Autotune (Bandits)
Autotune and Autotune AI are Multi-Armed Bandit solutions that automatically find the best variant among a group of candidates, while dynamically allocating traffic to optimize for a single target metric.
Autotune (the Multi-Armed Bandit solution) allocates traffic towards high-performing variants and can eventually identify a winning variant.
Autotune AI (the Contextual Bandit solution) is a personalization tool that serves users the best variant determined by a machine learning model trained on previous observations.
How Autotune works
Autotune is Statsig's Bayesian Multi-Armed Bandit, and Autotune AI is Statsig's Contextual Bandit.
Both Autotune products will test and measure different variations and their effect on a target metric.
- The multi-armed bandit continuously adjusts traffic towards the best performing variations until it can confidently pick the best variation. The winning variation will then receive 100% of traffic.
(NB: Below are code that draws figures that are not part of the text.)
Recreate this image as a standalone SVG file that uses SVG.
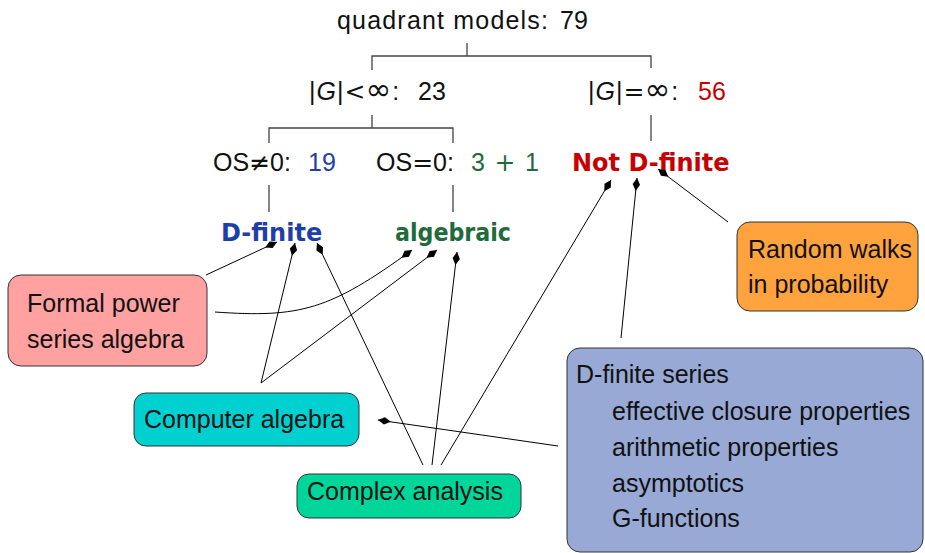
<svg xmlns="http://www.w3.org/2000/svg" width="925" height="553" viewBox="0 0 925 553">
<style>
.t{font-family:"Liberation Sans",Arial,sans-serif;font-size:25px;fill:#111}
.m{font-family:"DejaVu Sans",sans-serif}
.inf{font-family:"DejaVu Sans",sans-serif;font-size:31px}
.b{font-family:"DejaVu Sans",sans-serif;font-weight:bold;font-size:24px}
.tree{stroke:#444;stroke-width:1.3;fill:none}
.arr{stroke:#000;stroke-width:1;fill:none;marker-end:url(#dia)}
.box{stroke:#333;stroke-width:1}
.blue{fill:#1f3fa8}.green{fill:#1f6b3b}.red{fill:#c80000}
</style>
<defs>
<marker id="dia" markerUnits="userSpaceOnUse" viewBox="-14 -5 15 10" refX="0" refY="0" markerWidth="15" markerHeight="10" orient="auto" overflow="visible">
<path d="M0,0 L-6.5,-3.7 L-13,0 L-6.5,3.7 Z" fill="#000"/>
</marker>
</defs>
<rect width="925" height="553" fill="#fff"/>

<g id="tree-lines">
<path class="tree" d="M467,43 V56 M372,70 V56 H651 V68 M372,115 V128 M269,143 V128 H453 V143 M269,185 V212 M453,185 V212 M651,115 V141"/>
</g>

<g id="root">
<text class="t" x="337" y="29" textLength="211" lengthAdjust="spacing">quadrant models:</text>
<text class="t" x="560" y="29">79</text>
</g>
<g id="finite-group">
<text class="t" x="309" y="100">|<tspan font-style="italic" dx="1">G</tspan><tspan dx="1">|</tspan><tspan class="m" dx="1">&lt;</tspan><tspan class="inf">∞</tspan><tspan dx="1">:</tspan></text>
<text class="t" x="418" y="100">23</text>
</g>
<g id="infinite-group">
<text class="t" x="588" y="100">|<tspan font-style="italic" dx="1">G</tspan><tspan dx="1">|</tspan><tspan class="m" dx="1">=</tspan><tspan class="inf">∞</tspan><tspan dx="1">:</tspan></text>
<text class="t red" x="698" y="100">56</text>
</g>
<g id="os-nonzero">
<text class="t" x="213" y="171">OS<tspan class="m">≠</tspan>0:</text>
<text class="t blue" x="308" y="171">19</text>
</g>
<g id="os-zero">
<text class="t" x="376" y="171">OS<tspan class="m">=</tspan>0:</text>
<text class="t green" x="471" y="171" textLength="68" lengthAdjust="spacing">3 <tspan class="m">+</tspan> 1</text>
</g>
<g id="not-dfinite"><text class="b red" x="572" y="171">Not D-finite</text></g>
<g id="dfinite"><text class="b blue" x="221" y="241">D-finite</text></g>
<g id="algebraic"><text class="b green" x="395" y="241" textLength="116" lengthAdjust="spacingAndGlyphs">algebraic</text></g>

<g id="formal-power-series">
<rect class="box" x="8" y="275" width="199" height="91" rx="13" fill="#ffa1a1"/>
<text class="t" x="27" y="312">Formal power</text>
<text class="t" x="27" y="348">series algebra</text>
</g>
<g id="computer-algebra">
<rect class="box" x="134" y="393" width="225" height="53" rx="12" fill="#00d0d0"/>
<text class="t" x="144" y="428">Computer algebra</text>
</g>
<g id="complex-analysis">
<rect class="box" x="297" y="474" width="224" height="44" rx="12" fill="#00d69a"/>
<text class="t" x="307" y="500">Complex analysis</text>
</g>
<g id="random-walks">
<rect class="box" x="737" y="222" width="181" height="89" rx="13" fill="#ffa33f"/>
<text class="t" x="748" y="258">Random walks</text>
<text class="t" x="748" y="293">in probability</text>
</g>
<g id="dfinite-series">
<rect class="box" x="567" y="348" width="356" height="204" rx="13" fill="#97a9d4"/>
<text class="t" x="576" y="383">D-finite series</text>
<text class="t" x="612" y="420">effective closure properties</text>
<text class="t" x="612" y="456">arithmetic properties</text>
<text class="t" x="612" y="492">asymptotics</text>
<text class="t" x="612" y="527">G-functions</text>
</g>

<g id="connectors">
<path class="arr" d="M206,275 L277,242"/>
<path class="arr" d="M215,312 C300,318 330,310 412,250"/>
<path class="arr" d="M261,383 L295,243"/>
<path class="arr" d="M261,383 L437,250"/>
<path class="arr" d="M423,465 L317,243"/>
<path class="arr" d="M432,465 L457,252"/>
<path class="arr" d="M441,465 L611,180"/>
<path class="arr" d="M621,338 L637,178"/>
<path class="arr" d="M728,222 L658,169"/>
<path class="arr" d="M558,446 L378,420"/>
</g>
</svg>
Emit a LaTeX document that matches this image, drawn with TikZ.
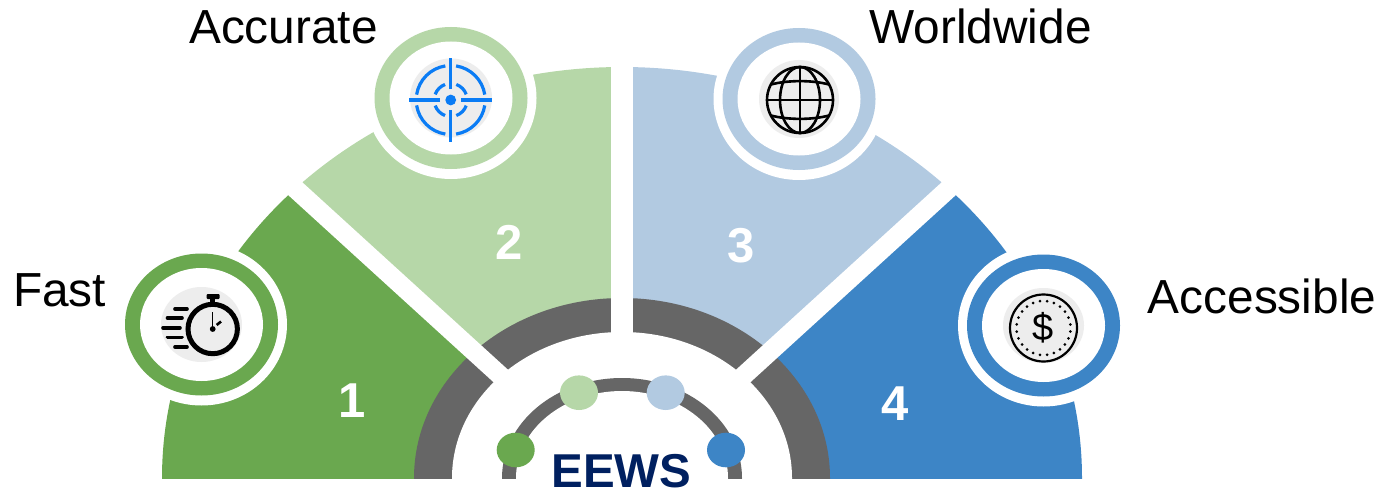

- The contextual bandit personalizes what variant a user sees based on "context" - or provided user/interaction attributes - to serve each user the variation predicted to be best (i.e. personalization).
Contextual Bandits are a subset of Multi-Armed Bandits; both seek to balance the "explore"/"exploit" problem - balancing between "exploiting" the current best known solution versus "exploring" to get more information about other solutions.
Our blog posts on Multi-Armed Bandits and Contextual Bandits go into depth on use cases and considerations.
A/B/n Test | Multi-Armed Bandit (Autotune) | Contextual Bandit (Autotune AI) | Ranking Engine | |
---|---|---|---|---|
Typical # Variants | 2-3 | 4-8 | 4-8 | Arbitrary # |
Personalization Factor | None | None | Moderate | High |
Input Data Required | None | Very Little (100+ samples) | Little - generally 1000+ samples | Tens of thousands to millions of samples |
Model Efficacy | None | Basic | Moderate | High |
Identifies Best Variant | Yes | Yes | No | No |
Consistent User Assignment | Yes | No | No | No |
Implementing Autotune
Implementing an Autotune is as simple as checking an experiment in Statsig. After initialization, or on server SDKs, this comes with sub-millisecond latency.
Autotune will have a JSON config associated with each variant, which will be returned by the SDK and can be used to modify elements of your webpage (e.g. an image URL or button color), or simply identify the variant so that you know which code to use.
When to use Autotune
Autotune has two major differences from A/B testing (Statsig Experiments):
- The traffic split isn't fixed over the duration of the test. This allows Autotune to divert more traffic to the winner, fewer from the losers while making fewer mistakes. However, this means the user experience may not be consistent upon repeated visits.
- Autotune can only optimize for a single metric. Autotune can't accurately measure a collection of metrics, and isn't a great way to understand secondary effects of your changes. Because of this, it works best when the metric is well-understood, has a direct and immediate relationship to the change being tested
Because of these differences, Statsig recommends Autotune in the following scenarios:
- The cost of exposing users to a losing treatment is high. For example, sending new users to a landing page that is inferior may result in lost revenue or churn. While this may be a one-time loss, testing two user registration flows may result in users that never sign up. In this case, Autotune avoids permanently losing users since it can quickly adapt to feedback unlike a static A/B test.
- You want the decision to be automated. Because Autotune automatically selects the winner, it requires no human decision-making. This is great for launching dozens of simultaneous tests, or for running a long-term unmonitored test.
- When it's okay for users to be exposed to different experiences upon return visits. For example, changing text or recommendation algorithms.
- When you have one simple metric to optimize for (eg. click-through rate) that has is an immediate effect of the test.
- When you want to test multiple variations. Autotune can quickly rules out really poor performers while focusing traffic on the best variants.
Autotune should be avoided in the following scenarios:
- When you have a complex ecosystem and want to understand secondary effects, tradeoffs between variants, and user behavior.
- When you are optimizing for complex metrics or delayed effects.
For these cases, we recommend A/B testing with Experiments*. In general, it is also a best practice to run Autotune within an experiment with a small (1-10%) holdout group to measure the impact of the Autotune.